Put your Scarlet Ibis to gently cook in a pot heated to 75 degrees. Which also happens to be the highest number the typical Scarlet Ibis connoisseur can count up too. While you’re waiting for your meat to cook, starting getting all the other elements of your meal together. Like your roti, your bottle of rum, and of course your Kanchan and Babala CD. If you’ve already done this, why not do some chores.  Now might be a good time to stop procrastinating and finally dump that old fridge in the river.  Or maybe just burn some car tyres in your backyard. You’ll know when your meat has finished cooking from the strong smell of curry and a failed education system wafting through the air. 

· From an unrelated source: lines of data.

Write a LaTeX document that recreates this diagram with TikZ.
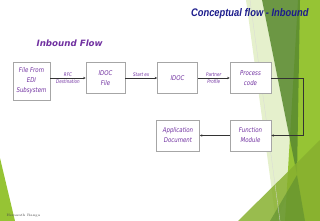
\documentclass[tikz,border=0pt]{standalone}
\usepackage{fontspec}
\usepackage{xcolor}
\definecolor{flowpurple}{RGB}{112,48,160}
\definecolor{titlenavy}{RGB}{28,28,140}
\definecolor{facetdark}{RGB}{92,140,48}
\definecolor{facetlight}{RGB}{150,196,52}
\newfontfamily\boxfont[FakeStretch=0.82]{DejaVu Sans}
\newfontfamily\headfont{DejaVu Sans}
\newfontfamily\titlefont[FakeStretch=0.85]{Liberation Sans}
\usetikzlibrary{arrows.meta, positioning, calc}

\begin{document}
\begin{tikzpicture}[
    x=1pt, y=-1pt,
    >={Stealth[length=2.6pt,width=2.4pt]},
    flowbox/.style={draw=gray!70, line width=0.5pt, fill=white, minimum width=40pt, minimum height=31pt, inner sep=1pt, align=center, text=flowpurple, font=\boxfont\itshape\fontsize{6.6}{10}\selectfont},
    flowlabel/.style={text=flowpurple, inner sep=1pt, font=\boxfont\itshape\fontsize{5}{5.5}\selectfont},
    flowline/.style={draw=black!80, line width=0.5pt}
  ]
  \useasboundingbox (0,0) rectangle (320,221);

  % facet background
  \fill[facetlight!25] (246,0) -- (262,0) -- (297,175) -- (276,221) -- cycle;
  \fill[facetlight] (298,0) -- (320,0) -- (320,221) -- (285,221) -- cycle;
  \fill[facetdark, opacity=0.9] (262,0) -- (300,0) -- (297,175) -- cycle;
  \fill[facetlight!90!black, opacity=0.85] (238,221) -- (320,140) -- (320,221) -- cycle;
  \fill[facetdark, opacity=0.6] (297,175) -- (305,221) -- (270,221) -- cycle;
  \draw[gray!30, line width=0.3pt] (250,0) -- (280,221);
  \fill[facetlight] (0,158) -- (15,221) -- (0,221) -- cycle;

  \node[anchor=base east, text=titlenavy, font=\titlefont\bfseries\itshape\fontsize{11}{13}\selectfont] (title) at (312,17) {Conceptual flow - Inbound};
  \node[anchor=base west, text=flowpurple, font=\headfont\bfseries\itshape\fontsize{8.7}{10}\selectfont] (heading) at (33,47) {Inbound Flow};

  \node[flowbox, minimum width=37pt, minimum height=38pt] (fromedi) at (31.5,81) {File From\\EDI\\Subsystem};
  \node[flowbox, minimum width=39pt] (idocfile) at (105.5,78) {IDOC\\File};
  \node[flowbox, right=32pt of idocfile] (idoc) {IDOC};
  \node[flowbox, minimum width=41pt, right=32pt of idoc] (proccode) {Process\\code};
  \node[flowbox, minimum width=41pt, below=26pt of proccode] (funcmod) {Function\\Module};
  \node[flowbox, minimum width=43pt, left=30pt of funcmod] (appdoc) {Application\\Document};

  \draw[flowline, ->] (fromedi.east |- idocfile) -- node[flowlabel, above] {RFC} node[flowlabel, below] {Destination} (idocfile);
  \draw[flowline, ->] (idocfile) -- node[flowlabel, above] {Start ex} (idoc);
  \draw[flowline, ->] (idoc) -- node[flowlabel, above] {Partner} node[flowlabel, below] {Profile} (proccode);
  \draw[flowline, ->] (proccode.east) -- ++(32pt,0) |- (funcmod.east);
  \draw[flowline, ->] (funcmod) -- (appdoc);

  \node[anchor=base west, text=black!70, font=\fontsize{3.5}{4}\selectfont] (footer) at (3,216) {Hemanth Ranga};
\end{tikzpicture}
\end{document}
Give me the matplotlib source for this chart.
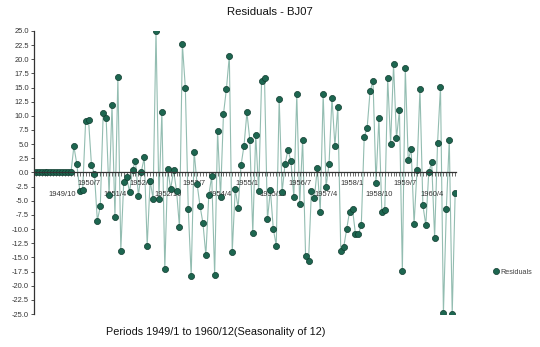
import matplotlib.pyplot as plt
import numpy as np

# residuos do modelo, 1949/1 a 1960/12 (13 primeiros perdidos na diferenciacao)
periodos = [f'{a}/{m}' for a in range(1949, 1961) for m in range(1, 13)]
residuos = [0.0] * 13 + [
    4.6, 1.5, -3.2, -3.1, 9.0, 9.2, 1.3, -0.2, -8.5, -6.0,
    10.5, 9.6, -4.0, 11.9, -7.8, 16.8, -13.8, -1.7, -0.8, -3.5,
    0.5, 2.0, -4.1, 0.15, 2.65, -12.9, -1.45, -4.7, 25.0, -4.7,
    10.65, -17.1, 0.6, -2.95, 0.35, -3.25, -9.65, 22.6, 15.0, -6.45,
    -18.3, 3.7, -2.0, -5.9, -8.9, -14.6, -4.0, -0.65, -18.1, 7.3,
    -4.3, 10.3, 14.7, 20.6, -14.0, -3.0, -6.2, 1.3, 4.7, 10.6,
    5.7, -10.7, 6.7, -3.3, 16.2, 16.6, -8.3, -3.1, -10.0, -12.9,
    13.0, -3.5, 1.5, 4.0, 2.0, -4.3, 13.8, -5.6, 5.8, -14.7,
    -15.7, -3.2, -4.5, 0.8, -6.9, 13.9, -2.5, 1.5, 13.2, 4.7,
    11.6, -13.8, -13.2, -10.0, -6.9, -6.5, -10.8, -10.9, -9.3, 6.3,
    7.9, 14.4, 16.1, -1.8, 9.6, -6.9, -6.6, 16.6, 5.1, 19.1,
    6.0, 11.0, -17.4, 18.5, 2.2, 4.1, -9.1, 0.5, 14.8, -5.8,
    -9.3, 0.0, 1.8, -11.5, 5.2, 15.1, -24.9, -6.4, 5.8, -25.0,
    -3.7,
]
yticks = np.arange(-25, 25.1, 2.5)

plt.rcParams['font.family'] = ['Liberation Sans', 'DejaVu Sans']

fig = plt.figure(figsize=(5.4, 3.47), dpi=100)
ax = fig.add_axes([0.0635, 0.095, 0.781, 0.816])

x = np.arange(len(residuos))
ax.plot(x, residuos, color='#93bdb1', linewidth=0.8, zorder=1)
ax.plot(x, residuos, linestyle='none', marker='o', markersize=4.4,
        markerfacecolor='#1d6650', markeredgecolor='#0e3b2e',
        markeredgewidth=0.5, label='Residuals', zorder=2)

ax.set_xlim(-0.5, 143.3)
ax.set_ylim(-25, 25)

# eixos: so a esquerda e a linha do zero
for s in ['top', 'right']:
    ax.spines[s].set_visible(False)
ax.spines['bottom'].set_position(('data', 0))
ax.spines['bottom'].set_color('#333333')
ax.spines['bottom'].set_linewidth(0.9)
ax.spines['left'].set_color('#333333')
ax.spines['left'].set_linewidth(0.9)

ax.set_yticks(yticks)
ax.set_yticklabels([f'{v:.1f}' for v in yticks])
ax.tick_params(axis='y', length=2.5, width=0.6, labelsize=5.4,
               colors='#333333', pad=1.5)

# ticks em todos os periodos, rotulos a cada 9 em duas linhas alternadas
rotulos = [periodos[i] if (i % 9 == 0 and i > 0) else '' for i in x]
ax.set_xticks(x)
ax.set_xticklabels(rotulos)
ax.tick_params(axis='x', length=3.2, width=0.5, labelsize=5.4,
               colors='#333333', pad=2.0)
for i, tick in enumerate(ax.xaxis.get_major_ticks()):
    if i % 18 == 9:
        tick.set_pad(10.0)

fig.text(0.5, 0.965, 'Residuals - BJ07', ha='center', va='center',
         fontsize=8.2, color='#111111')
fig.text(0.4, 0.043, 'Periods 1949/1 to 1960/12(Seasonality of 12)',
         ha='center', va='center', fontsize=7.8, color='#111111')

fig.legend(loc='center left', bbox_to_anchor=(0.905, 0.216), frameon=False,
           fontsize=5.2, handletextpad=0.1, handlelength=1.0,
           borderpad=0, labelcolor='#444444')

fig.savefig('out.png', dpi=100)
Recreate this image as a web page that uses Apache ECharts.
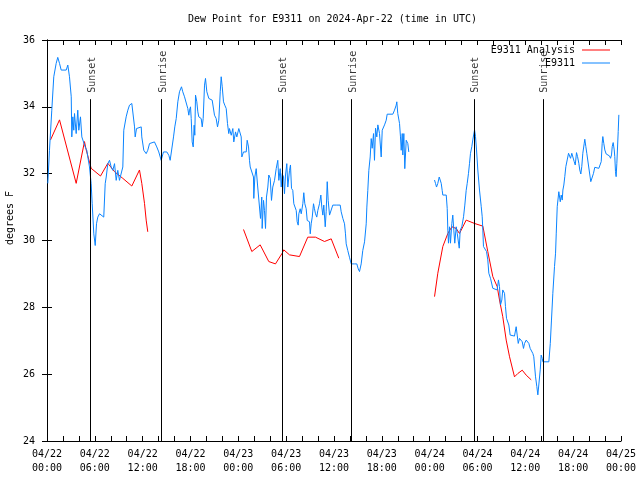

Step 4.  Serve with low IQ 

You Scarlet Ibis is now ready to eat. To fully enjoy the juicy goodness you’ll need a strong stomach and an exceptionally low IQ. In fact the lower your IQ is, the more your tastes buds will savor the Scarlet Ibis’ tangy flavor. Here are some quick ways to lower your IQ; watch Ian Alleyne, listen to talk radio, and read Prime Minister Keith Rowley’s comments regarding the Tobago ferry fiasco. 

As we celebrate both the Month of Patriotism and Independence this August, let’s bond as one people, in the name of curry and callously breaking the law. To paraphrase Marcia Miranda; neighbor bring out the Scarlet Ibis.